The sale of the business has attracted other potential suitors including Lemonheads owner Ferrara.
Pladis was formed last year when Yildiz combined its Godiva, United Biscuits and DeMet’s Candy business with its own Ulker (ULKER.IS) business in a UK-based company. It plans to list on the London stock exchange by 2020 or 2021.
The company is interested in more bolt-on acquisitions that give it manufacturing capacity or distribution in particular markets, Karakas said.
The global confectionery market will have retail sales of about $102.5 billion this year, according to Euromonitor.
Over the past five years, higher-end brands such as Ferrero Rocher, Lindor and Ritter have all grown more than 7 percent, while mass-market brands like Cadbury, Hershey’s and Mars have grown about 3 percent or less.
Consumers’ preference for artisanal or high quality brands offsets some of the pressure exerted by growing health consciousness and moves away from sugary snacks.
Pladis is aiming to double its chocolate sales by the end of 2019, and turn Godiva into a 2 billion pound a year brand by 2021.
It has been working toward that goal with this year’s supermarket launch of Godiva chocolate bars, in flavors including blood orange, hazelnut and caramel.
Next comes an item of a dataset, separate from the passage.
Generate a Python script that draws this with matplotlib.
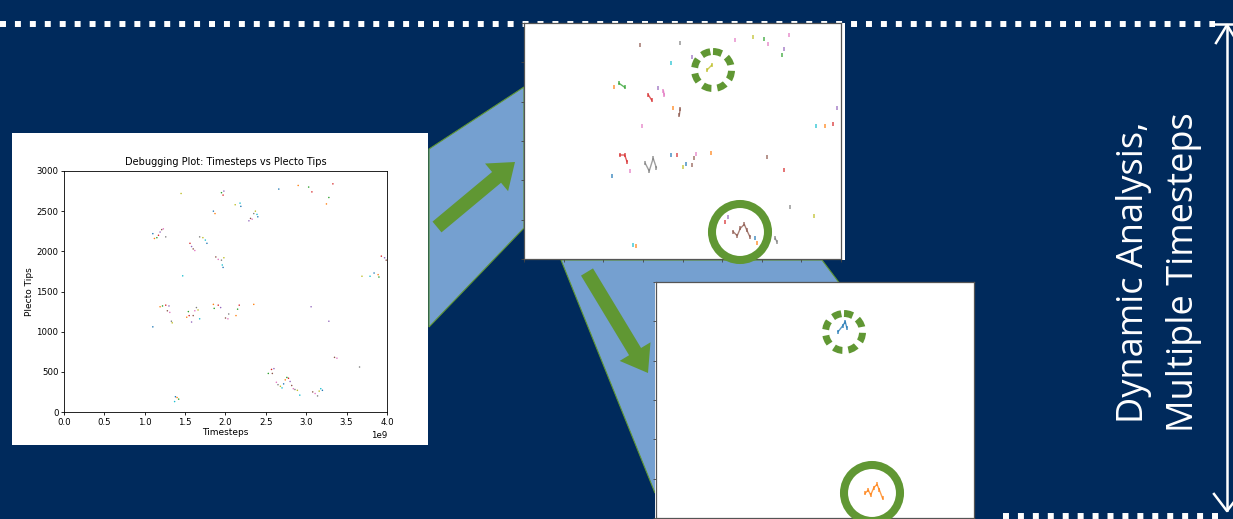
import numpy as np
import matplotlib
matplotlib.use('Agg')
from matplotlib import pyplot as plt
from matplotlib.patches import Polygon, Rectangle, Circle, FancyArrow

W, H = 1233, 519
NAVY = '#002a5c'
SKY = '#75a0d0'
GREEN = '#609733'
TAB = plt.get_cmap('tab10').colors

# Plecto tips over the whole run (timesteps in units of 1e9)
main_t = [1.10, 1.12, 1.15, 1.17, 1.19, 1.21, 1.23, 1.26, 1.45, 1.47, 1.10,
          1.19, 1.22, 1.26, 1.30, 1.28, 1.31, 1.33, 1.34, 1.37, 1.38, 1.40, 1.42,
          1.56, 1.58, 1.60, 1.62, 1.68, 1.72, 1.75, 1.77,
          1.52, 1.54, 1.55, 1.58, 1.60, 1.62, 1.64, 1.66, 1.68,
          1.85, 1.87, 1.95, 1.97, 1.98, 1.88, 1.91, 1.95, 1.98, 1.96, 1.97,
          1.85, 1.86, 1.91, 1.94, 2.00, 2.03, 2.04, 2.12, 2.18, 2.19,
          2.13, 2.15, 2.17, 2.29, 2.31, 2.33, 2.35, 2.37, 2.39, 2.40, 2.35,
          2.53, 2.57, 2.60, 2.58, 2.63, 2.65, 2.68, 2.70, 2.72, 2.74, 2.76,
          2.78, 2.80, 2.82, 2.84, 2.86, 2.89, 2.92, 2.66, 2.90, 3.03, 3.07,
          3.06, 3.08, 3.11, 3.14, 3.16, 3.18, 3.20, 3.25, 3.28, 3.33, 3.28,
          3.35, 3.38, 3.66, 3.69, 3.79, 3.84, 3.89, 3.90, 3.93, 3.97, 3.99]
main_tips = [2220, 2160, 2170, 2200, 2240, 2270, 2280, 2180, 2720, 1695, 1060,
             1310, 1320, 1330, 1320, 1260, 1240, 1130, 1110, 130, 190, 180, 160,
             2100, 2060, 2030, 2010, 2180, 2170, 2140, 2100,
             1180, 1250, 1200, 1120, 1200, 1260, 1300, 1270, 1160,
             2500, 2470, 2730, 2700, 2750, 1930, 1900, 1890, 1920, 1830, 1800,
             1340, 1290, 1330, 1300, 1170, 1160, 1220, 2580, 2600, 2560,
             1200, 1280, 1330, 2380, 2410, 2400, 2470, 2500, 2460, 2430, 1340,
             480, 530, 540, 480, 370, 340, 320, 300, 350, 400, 430,
             420, 380, 330, 290, 280, 270, 210, 2775, 2820, 2800, 2740,
             1310, 250, 230, 200, 260, 290, 270, 2590, 2670, 2840, 1130,
             680, 670, 560, 1690, 1690, 1730, 1710, 1680, 1940, 1920, 1890]

# Snapshot of the tracked tips at one later timestep
snap_t = [1.46, 1.97, 1.86, 2.12, 2.31, 2.37, 2.66, 2.89, 3.03, 3.08, 3.34,
          3.28, 3.26, 1.13, 1.20, 1.27, 1.57, 1.61, 1.69, 1.76, 1.77, 1.88,
          1.97, 1.96, 1.49, 3.69, 3.80, 3.90, 3.95, 1.21, 1.27, 1.30, 1.34,
          1.11, 1.53, 1.58, 1.63, 1.67, 1.85, 1.93, 2.04, 2.00, 2.14, 2.17,
          2.12, 2.36, 3.06, 3.28, 1.38, 1.41, 2.58, 2.54,
          2.64, 2.69, 2.73, 2.78, 2.81, 2.85, 2.91, 2.94, 3.17, 3.19, 3.36, 3.66]
snap_tips = [2720, 2742, 2488, 2572, 2403, 2466, 2784, 2826, 2797, 2733, 2847,
             2669, 2593, 2190, 2233, 2183, 2085, 2021, 2178, 2136, 2085, 1915,
             1907, 1830, 1691, 1691, 1691, 1712, 1916, 1322, 1322, 1237, 1122,
             1055, 1216, 1119, 1280, 1161, 1322, 1322, 1204, 1174, 1280, 1331,
             1195, 1344, 1300, 1127, 178, 169, 538, 475,
             347, 296, 390, 441, 369, 284, 263, 200, 263, 220, 665, 550]
snap_color = [5, 7, 9, 4, 8, 8, 6, 8, 2, 6, 6,
              4, 2, 1, 2, 2, 3, 3, 4, 6, 6, 1,
              5, 5, 6, 9, 1, 3, 4, 3, 5, 5, 6,
              0, 7, 7, 7, 7, 0, 3, 0, 8, 5, 6,
              5, 1, 5, 3, 9, 1, 4, 3,
              5, 5, 5, 5, 5, 5, 0, 1, 7, 7, 7, 8]
# tips that stay together as one track are joined
snap_group = [0, 1, 2, 3, 4, 4, 5, 6, 7, 8, 9,
              10, 11, 12, 13, 13, 14, 14, 15, 16, 16, 17,
              18, 18, 19, 20, 21, 22, 23, 24, 24, 24, 25,
              26, 27, 27, 27, 27, 28, 29, 30, 31, 32, 33,
              34, 35, 36, 37, 38, 39, 40, 41,
              42, 42, 42, 42, 42, 42, 43, 44, 45, 45, 46, 47]

# The two tips picked out for tracking
pick_t = [2.29, 2.35, 2.38, 2.40, 2.63, 2.67, 2.70, 2.74, 2.78, 2.81, 2.85]
pick_tips = [2368, 2445, 2496, 2419, 314, 356, 292, 385, 428, 356, 250]
pick_color = [0, 0, 0, 0, 1, 1, 1, 1, 1, 1, 1]


def px_box(left, top, right, bottom):
    return [left / W, 1 - bottom / H, (right - left) / W, (bottom - top) / H]


def draw_tracks(ax, t, tips, colors, groups):
    t, tips = np.asarray(t), np.asarray(tips)
    colors, groups = np.asarray(colors), np.asarray(groups)
    for g in np.unique(groups):
        sel = groups == g
        ax.plot(t[sel], tips[sel], color=TAB[colors[sel][0]], lw=1.0,
                marker='|', ms=3, mew=1.2, alpha=0.75)


def mini_axes(box):
    ax = fig.add_axes(px_box(*box))
    ax.set_xlim(0, 4.0)
    ax.set_ylim(0, 3000)
    ax.set_xticks(np.arange(0, 4.01, 0.5))
    ax.set_yticks(np.arange(0, 3001, 500))
    ax.tick_params(length=2.5, width=0.6, color='#444444',
                   labelbottom=False, labelleft=False)
    for s in ax.spines.values():
        s.set_color('#555555')
        s.set_linewidth(0.9)
    return ax


fig = plt.figure(figsize=(W / 100, H / 100), dpi=100, facecolor=NAVY)

bg = fig.add_axes([0, 0, 1, 1])
bg.set_xlim(0, W)
bg.set_ylim(H, 0)
bg.axis('off')
bg.set_facecolor(NAVY)

# dotted guide lines
dots = dict(color='white', lw=4.3, dashes=(1.0, 1.5), solid_capstyle='butt')
bg.plot([0, 1215], [24, 24], **dots)
bg.plot([1003, 1225], [516, 516], **dots)

# bracket on the right edge
bg.plot([1215, W], [24, 24], color='white', lw=1.8)
bg.plot([1227, 1227], [26, 510], color='white', lw=1.8)
bg.plot([1216, 1227, 1238], [43, 25, 43], color='white', lw=1.8)
bg.plot([1214, 1227, 1240], [494, 511, 494], color='white', lw=1.8)

# zoom wedges
bg.add_patch(Polygon([(429, 149), (524, 87), (524, 228), (429, 327)],
                     closed=True, facecolor=SKY, edgecolor=GREEN, lw=0.8))
bg.add_patch(Polygon([(561, 260), (822, 260), (905, 370), (655, 493)],
                     closed=True, facecolor=SKY, edgecolor=GREEN, lw=0.8))

# white cards behind the plots
bg.add_patch(Rectangle((12, 133), 416, 312, facecolor='white', lw=0))
bg.add_patch(Rectangle((524, 23), 321, 237, facecolor='white', lw=0))
bg.add_patch(Rectangle((655, 282), 320, 237, facecolor='white', lw=0))

# arrows between the cards
bg.add_patch(FancyArrow(437, 227, 78, -65, width=14, head_width=36,
                        head_length=24, length_includes_head=True,
                        color=GREEN, lw=0))
bg.add_patch(FancyArrow(587, 272, 61, 101, width=14, head_width=36,
                        head_length=25, length_includes_head=True,
                        color=GREEN, lw=0))

bg.text(1134, 272, 'Dynamic Analysis,', rotation=90, ha='center', va='center',
        color='white', fontsize=26, family='Open Sans')
bg.text(1184, 272, 'Multiple Timesteps', rotation=90, ha='center', va='center',
        color='white', fontsize=26, family='Open Sans')

# main debugging plot
ax = fig.add_axes(px_box(64, 171, 387, 412))
colors = [TAB[i % 10] for i in range(len(main_t))]
ax.scatter(np.array(main_t) * 1e9, main_tips, c=colors, s=3, lw=0,
           marker='|')
ax.scatter(np.array(main_t) * 1e9, main_tips, c=colors, s=1.2, lw=0)
ax.set_xlim(0, 4.0e9)
ax.set_ylim(0, 3000)
ax.set_xticks(np.arange(0, 4.01e9, 0.5e9))
ax.set_title('Debugging Plot: Timesteps vs Plecto Tips', fontsize=7, pad=4)
ax.set_xlabel('Timesteps', fontsize=6.5, labelpad=1)
ax.set_ylabel('Plecto Tips', fontsize=6.5, labelpad=2)
ax.tick_params(labelsize=6.2, length=2.5, width=0.6, pad=1.5)
ax.xaxis.get_offset_text().set_fontsize(6.2)
for s in ax.spines.values():
    s.set_linewidth(0.6)

# snapshot and tracked tips
ax1 = mini_axes((524, 23, 841, 259))
draw_tracks(ax1, snap_t, snap_tips, snap_color, snap_group)

ax2 = mini_axes((656, 282, 974, 518))
draw_tracks(ax2, pick_t, pick_tips, pick_color, pick_color)

# highlight rings
fg = fig.add_axes([0, 0, 1, 1], zorder=10)
fg.set_xlim(0, W)
fg.set_ylim(H, 0)
fg.axis('off')
fg.patch.set_alpha(0)
for cx, cy in [(713, 70), (844, 332)]:
    fg.add_patch(Circle((cx, cy), 18.5, fill=False, color=GREEN, lw=5,
                        linestyle=(0, (1.3, 0.85))))
for cx, cy in [(740, 232), (872, 493)]:
    fg.add_patch(Circle((cx, cy), 28, fill=False, color=GREEN, lw=5.8))

fig.savefig('out.png', dpi=100, facecolor=NAVY)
The move is aimed at expanding the brand away from the luxury boutiques where it has largely been sold.
The launch began in Turkey, Saudi Arabia and elsewhere in the Gulf, followed by the United States, Britain, the Netherlands and China.
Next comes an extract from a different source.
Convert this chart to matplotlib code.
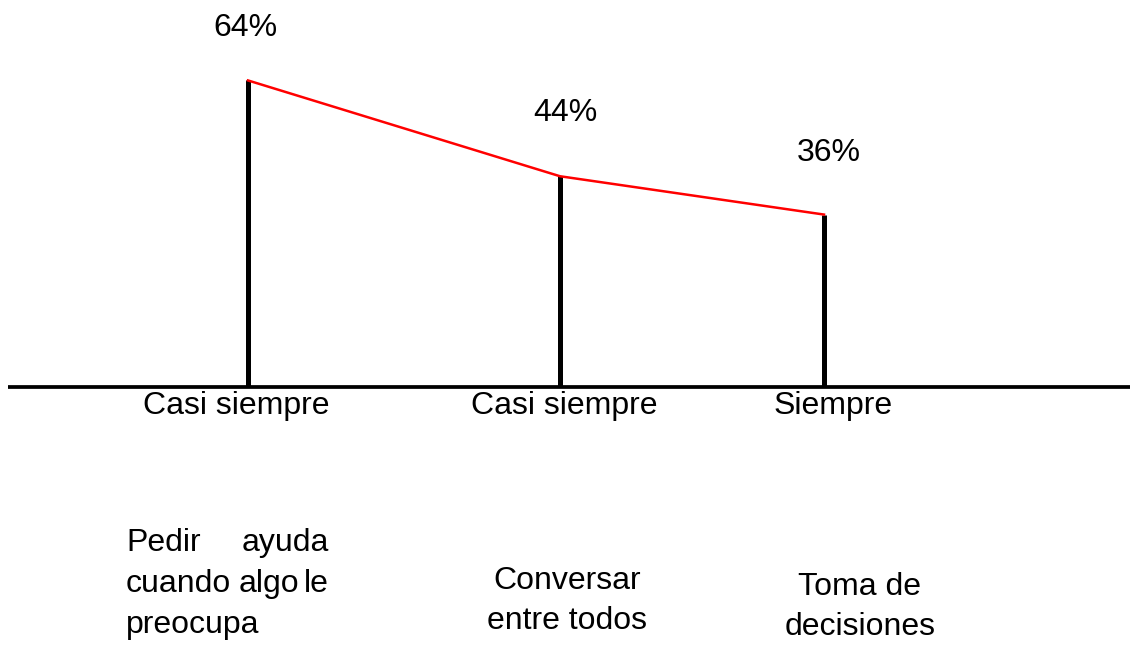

In the next couple of months, the new bars - which in Britain cost 1.50 pounds ($2) on promotion at supermarket Sainsbury’s (SBRY.L) - will go on sale in Sweden and South Africa.
Godiva will generate annual supermarket sales of 500 million pounds by 2021, Karakas said, up from about 120 million pounds now. It currently generates about 800 million pounds of sales from boutiques, department stores, duty-free shops and online.
Yildiz, Turkey’s largest food group, has since 2007 spent $850 million to buy Godiva, as well as an estimated 2 billion pounds on United Biscuits and $221 million on DeMet’s, maker of Flipz chocolate pretzels.
Pladis, which does not include the larger Godiva retail store network, is on track for revenue of 3.2 billion pounds by the end of 2019, up from 2.2 billion pounds last year.
“It seems that with a bit of a stretch, we’ll be able to get there,” Karakas said. Pladis has hired a raft of senior managers from diverse industries to infuse the company with new ideas. Karakas is counting on a start-up mentality to accelerate sales.
“We are going to accelerate,” he said. “It’s very obvious and very doable.”
Sales rose 8 percent in the first half of the year, about twice the industry average, he said. He hopes to end the year with double-digit growth.